§ **THE TASK**
Extract exactly the run of lines starting at the line that holds "Emit a Python" and ending at the line that holds "0.24, 0.24, 0.23]", both included.

§ **PROVIDED DATA**
----
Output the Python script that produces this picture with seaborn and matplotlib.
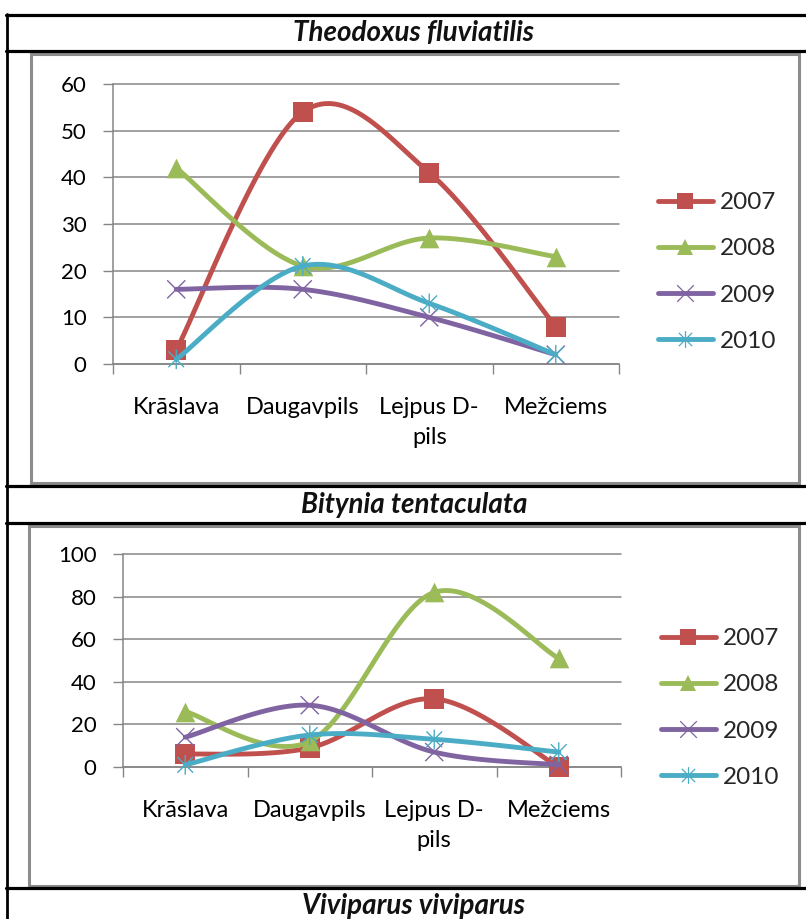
----
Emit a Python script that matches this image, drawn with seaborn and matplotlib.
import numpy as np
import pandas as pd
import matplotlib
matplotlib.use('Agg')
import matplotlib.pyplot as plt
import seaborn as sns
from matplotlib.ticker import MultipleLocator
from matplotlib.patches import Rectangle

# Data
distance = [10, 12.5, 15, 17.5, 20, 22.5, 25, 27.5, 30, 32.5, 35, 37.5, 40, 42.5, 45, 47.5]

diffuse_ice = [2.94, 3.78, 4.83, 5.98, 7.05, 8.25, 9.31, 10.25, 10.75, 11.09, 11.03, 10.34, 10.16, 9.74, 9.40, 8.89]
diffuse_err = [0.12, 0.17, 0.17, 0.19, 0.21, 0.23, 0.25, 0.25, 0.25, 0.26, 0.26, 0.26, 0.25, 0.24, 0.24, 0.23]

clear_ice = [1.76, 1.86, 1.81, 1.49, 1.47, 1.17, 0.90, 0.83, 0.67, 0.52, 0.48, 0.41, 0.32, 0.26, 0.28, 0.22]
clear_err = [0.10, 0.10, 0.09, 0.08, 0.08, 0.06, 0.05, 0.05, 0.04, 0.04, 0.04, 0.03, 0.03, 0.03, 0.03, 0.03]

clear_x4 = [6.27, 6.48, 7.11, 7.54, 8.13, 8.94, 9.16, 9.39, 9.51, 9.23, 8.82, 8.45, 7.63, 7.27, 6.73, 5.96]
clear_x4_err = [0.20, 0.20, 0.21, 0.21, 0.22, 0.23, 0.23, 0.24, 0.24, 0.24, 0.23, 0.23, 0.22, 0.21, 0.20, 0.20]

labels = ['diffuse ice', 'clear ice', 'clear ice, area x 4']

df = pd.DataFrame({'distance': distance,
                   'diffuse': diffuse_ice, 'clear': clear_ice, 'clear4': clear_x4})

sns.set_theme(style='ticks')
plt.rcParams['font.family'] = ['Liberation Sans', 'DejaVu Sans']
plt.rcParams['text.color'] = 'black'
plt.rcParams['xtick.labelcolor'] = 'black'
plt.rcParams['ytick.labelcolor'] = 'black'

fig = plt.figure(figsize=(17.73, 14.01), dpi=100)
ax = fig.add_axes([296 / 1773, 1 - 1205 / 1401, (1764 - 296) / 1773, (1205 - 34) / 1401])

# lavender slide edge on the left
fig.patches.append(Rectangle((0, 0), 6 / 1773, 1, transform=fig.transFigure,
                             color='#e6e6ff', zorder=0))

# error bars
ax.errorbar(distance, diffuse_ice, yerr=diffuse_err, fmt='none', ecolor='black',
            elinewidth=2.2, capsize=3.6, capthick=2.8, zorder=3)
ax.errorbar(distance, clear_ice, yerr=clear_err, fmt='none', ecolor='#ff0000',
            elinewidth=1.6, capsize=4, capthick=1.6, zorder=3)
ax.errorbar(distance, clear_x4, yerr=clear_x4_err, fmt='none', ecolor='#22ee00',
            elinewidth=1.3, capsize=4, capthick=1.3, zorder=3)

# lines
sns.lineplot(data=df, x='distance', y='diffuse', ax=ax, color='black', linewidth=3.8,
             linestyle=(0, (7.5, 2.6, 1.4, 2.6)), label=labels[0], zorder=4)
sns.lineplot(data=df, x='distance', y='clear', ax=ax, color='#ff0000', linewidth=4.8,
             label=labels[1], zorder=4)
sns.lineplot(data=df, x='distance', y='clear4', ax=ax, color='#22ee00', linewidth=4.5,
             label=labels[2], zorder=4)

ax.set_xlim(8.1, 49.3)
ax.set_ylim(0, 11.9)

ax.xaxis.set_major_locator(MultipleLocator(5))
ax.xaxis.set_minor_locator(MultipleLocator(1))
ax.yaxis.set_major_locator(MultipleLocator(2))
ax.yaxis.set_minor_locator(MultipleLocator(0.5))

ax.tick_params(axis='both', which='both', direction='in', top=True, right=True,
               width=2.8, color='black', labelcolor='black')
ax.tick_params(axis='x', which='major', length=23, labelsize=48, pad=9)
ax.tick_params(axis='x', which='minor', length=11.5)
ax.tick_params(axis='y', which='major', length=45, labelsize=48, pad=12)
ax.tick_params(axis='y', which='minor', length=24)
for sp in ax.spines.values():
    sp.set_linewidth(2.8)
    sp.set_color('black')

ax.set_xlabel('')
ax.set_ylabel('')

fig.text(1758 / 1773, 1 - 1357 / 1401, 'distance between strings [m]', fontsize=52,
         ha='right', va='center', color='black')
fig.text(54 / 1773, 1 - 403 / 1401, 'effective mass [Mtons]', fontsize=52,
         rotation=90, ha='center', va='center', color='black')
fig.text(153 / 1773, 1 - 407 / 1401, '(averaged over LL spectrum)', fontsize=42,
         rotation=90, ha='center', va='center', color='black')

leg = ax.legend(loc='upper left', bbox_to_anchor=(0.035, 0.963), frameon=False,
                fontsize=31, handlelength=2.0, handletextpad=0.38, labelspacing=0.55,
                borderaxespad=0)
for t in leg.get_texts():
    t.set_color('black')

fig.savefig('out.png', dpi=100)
----
§ **FINISHED EXERCISE**
Emit a Python script that matches this image, drawn with seaborn and matplotlib.
import numpy as np
import pandas as pd
import matplotlib
matplotlib.use('Agg')
import matplotlib.pyplot as plt
import seaborn as sns
from matplotlib.ticker import MultipleLocator
from matplotlib.patches import Rectangle

# Data
distance = [10, 12.5, 15, 17.5, 20, 22.5, 25, 27.5, 30, 32.5, 35, 37.5, 40, 42.5, 45, 47.5]

diffuse_ice = [2.94, 3.78, 4.83, 5.98, 7.05, 8.25, 9.31, 10.25, 10.75, 11.09, 11.03, 10.34, 10.16, 9.74, 9.40, 8.89]
diffuse_err = [0.12, 0.17, 0.17, 0.19, 0.21, 0.23, 0.25, 0.25, 0.25, 0.26, 0.26, 0.26, 0.25, 0.24, 0.24, 0.23]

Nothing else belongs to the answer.